Begin
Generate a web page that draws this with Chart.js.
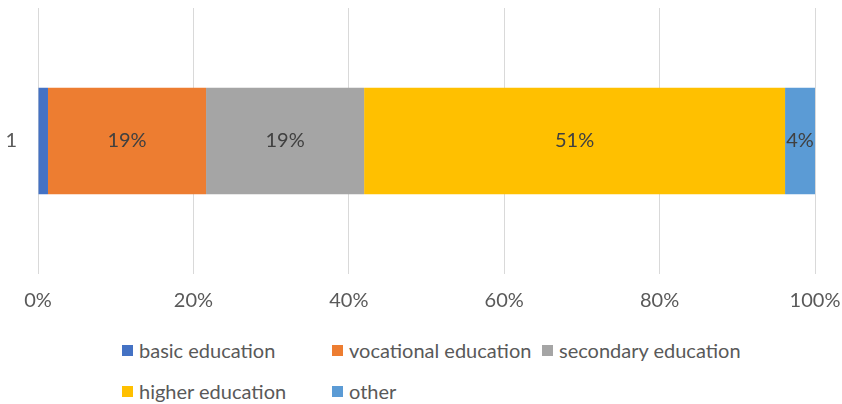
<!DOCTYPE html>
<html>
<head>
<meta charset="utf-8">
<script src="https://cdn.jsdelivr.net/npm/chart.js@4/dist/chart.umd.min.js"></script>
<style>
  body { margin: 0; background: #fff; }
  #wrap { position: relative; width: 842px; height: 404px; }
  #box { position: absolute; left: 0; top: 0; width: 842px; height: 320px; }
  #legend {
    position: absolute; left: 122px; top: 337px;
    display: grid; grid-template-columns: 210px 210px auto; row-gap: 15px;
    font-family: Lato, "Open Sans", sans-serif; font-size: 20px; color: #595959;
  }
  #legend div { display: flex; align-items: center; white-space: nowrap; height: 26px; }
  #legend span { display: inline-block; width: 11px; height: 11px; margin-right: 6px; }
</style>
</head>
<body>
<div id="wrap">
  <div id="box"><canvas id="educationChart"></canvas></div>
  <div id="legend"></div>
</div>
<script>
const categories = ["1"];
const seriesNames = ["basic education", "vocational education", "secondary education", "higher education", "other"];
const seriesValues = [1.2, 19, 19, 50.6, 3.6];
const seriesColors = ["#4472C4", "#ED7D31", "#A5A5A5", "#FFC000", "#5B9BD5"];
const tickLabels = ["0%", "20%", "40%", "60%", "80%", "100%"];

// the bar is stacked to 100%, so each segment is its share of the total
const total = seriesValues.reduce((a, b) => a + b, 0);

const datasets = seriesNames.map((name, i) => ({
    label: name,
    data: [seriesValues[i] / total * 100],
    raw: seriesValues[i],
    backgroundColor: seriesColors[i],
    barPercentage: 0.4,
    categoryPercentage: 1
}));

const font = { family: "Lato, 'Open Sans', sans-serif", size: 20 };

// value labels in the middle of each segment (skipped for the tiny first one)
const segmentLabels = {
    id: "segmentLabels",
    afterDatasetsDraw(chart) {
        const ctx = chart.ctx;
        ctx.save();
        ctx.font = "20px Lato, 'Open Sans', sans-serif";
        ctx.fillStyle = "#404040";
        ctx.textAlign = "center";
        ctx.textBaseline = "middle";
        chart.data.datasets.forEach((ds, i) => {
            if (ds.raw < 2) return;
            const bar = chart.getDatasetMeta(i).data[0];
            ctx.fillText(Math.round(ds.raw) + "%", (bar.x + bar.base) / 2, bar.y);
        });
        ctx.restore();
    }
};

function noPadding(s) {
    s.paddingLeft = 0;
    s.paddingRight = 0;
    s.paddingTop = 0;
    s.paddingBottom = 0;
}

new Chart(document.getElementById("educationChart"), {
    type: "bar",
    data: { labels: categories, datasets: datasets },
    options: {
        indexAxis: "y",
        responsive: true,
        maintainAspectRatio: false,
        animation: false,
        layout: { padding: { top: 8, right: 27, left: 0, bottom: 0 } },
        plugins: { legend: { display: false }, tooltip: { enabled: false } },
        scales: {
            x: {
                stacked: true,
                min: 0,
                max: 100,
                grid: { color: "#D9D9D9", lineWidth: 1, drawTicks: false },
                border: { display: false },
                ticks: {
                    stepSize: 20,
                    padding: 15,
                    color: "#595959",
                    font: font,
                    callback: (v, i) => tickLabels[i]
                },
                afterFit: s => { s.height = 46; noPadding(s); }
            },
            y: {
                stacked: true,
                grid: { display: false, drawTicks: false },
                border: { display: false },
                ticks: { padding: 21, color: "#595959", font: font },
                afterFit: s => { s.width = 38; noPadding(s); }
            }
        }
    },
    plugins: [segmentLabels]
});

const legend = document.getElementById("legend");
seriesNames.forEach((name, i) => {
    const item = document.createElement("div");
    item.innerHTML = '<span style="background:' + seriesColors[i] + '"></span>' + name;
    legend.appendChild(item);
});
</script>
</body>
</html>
End
• [The request] Your task is to reproduce all of the material exactly. The pictures stay out.

• [Correct answer]
Generate a web page that draws this with Chart.js.
<!DOCTYPE html>
<html>
<head>
<meta charset="utf-8">
<script src="https://cdn.jsdelivr.net/npm/chart.js@4/dist/chart.umd.min.js"></script>
<style>
  body { margin: 0; background: #fff; }
  #wrap { position: relative; width: 842px; height: 404px; }
  #box { position: absolute; left: 0; top: 0; width: 842px; height: 320px; }
  #legend {
    position: absolute; left: 122px; top: 337px;
    display: grid; grid-template-columns: 210px 210px auto; row-gap: 15px;
    font-family: Lato, "Open Sans", sans-serif; font-size: 20px; color: #595959;
  }
  #legend div { display: flex; align-items: center; white-space: nowrap; height: 26px; }
  #legend span { display: inline-block; width: 11px; height: 11px; margin-right: 6px; }
</style>
</head>
<body>
<div id="wrap">
  <div id="box"><canvas id="educationChart"></canvas></div>
  <div id="legend"></div>
</div>
<script>
const categories = ["1"];
const seriesNames = ["basic education", "vocational education", "secondary education", "higher education", "other"];
const seriesValues = [1.2, 19, 19, 50.6, 3.6];
const seriesColors = ["#4472C4", "#ED7D31", "#A5A5A5", "#FFC000", "#5B9BD5"];
const tickLabels = ["0%", "20%", "40%", "60%", "80%", "100%"];

// the bar is stacked to 100%, so each segment is its share of the total
const total = seriesValues.reduce((a, b) => a + b, 0);

const datasets = seriesNames.map((name, i) => ({
    label: name,
    data: [seriesValues[i] / total * 100],
    raw: seriesValues[i],
    backgroundColor: seriesColors[i],
    barPercentage: 0.4,
    categoryPercentage: 1
}));

const font = { family: "Lato, 'Open Sans', sans-serif", size: 20 };

// value labels in the middle of each segment (skipped for the tiny first one)
const segmentLabels = {
    id: "segmentLabels",
    afterDatasetsDraw(chart) {
        const ctx = chart.ctx;
        ctx.save();
        ctx.font = "20px Lato, 'Open Sans', sans-serif";
        ctx.fillStyle = "#404040";
        ctx.textAlign = "center";
        ctx.textBaseline = "middle";
        chart.data.datasets.forEach((ds, i) => {
            if (ds.raw < 2) return;
            const bar = chart.getDatasetMeta(i).data[0];
            ctx.fillText(Math.round(ds.raw) + "%", (bar.x + bar.base) / 2, bar.y);
        });
        ctx.restore();
    }
};

function noPadding(s) {
    s.paddingLeft = 0;
    s.paddingRight = 0;
    s.paddingTop = 0;
    s.paddingBottom = 0;
}

new Chart(document.getElementById("educationChart"), {
    type: "bar",
    data: { labels: categories, datasets: datasets },
    options: {
        indexAxis: "y",
        responsive: true,
        maintainAspectRatio: false,
        animation: false,
        layout: { padding: { top: 8, right: 27, left: 0, bottom: 0 } },
        plugins: { legend: { display: false }, tooltip: { enabled: false } },
        scales: {
            x: {
                stacked: true,
                min: 0,
                max: 100,
                grid: { color: "#D9D9D9", lineWidth: 1, drawTicks: false },
                border: { display: false },
                ticks: {
                    stepSize: 20,
                    padding: 15,
                    color: "#595959",
                    font: font,
                    callback: (v, i) => tickLabels[i]
                },
                afterFit: s => { s.height = 46; noPadding(s); }
            },
            y: {
                stacked: true,
                grid: { display: false, drawTicks: false },
                border: { display: false },
                ticks: { padding: 21, color: "#595959", font: font },
                afterFit: s => { s.width = 38; noPadding(s); }
            }
        }
    },
    plugins: [segmentLabels]
});

const legend = document.getElementById("legend");
seriesNames.forEach((name, i) => {
    const item = document.createElement("div");
    item.innerHTML = '<span style="background:' + seriesColors[i] + '"></span>' + name;
    legend.appendChild(item);
});
</script>
</body>
</html>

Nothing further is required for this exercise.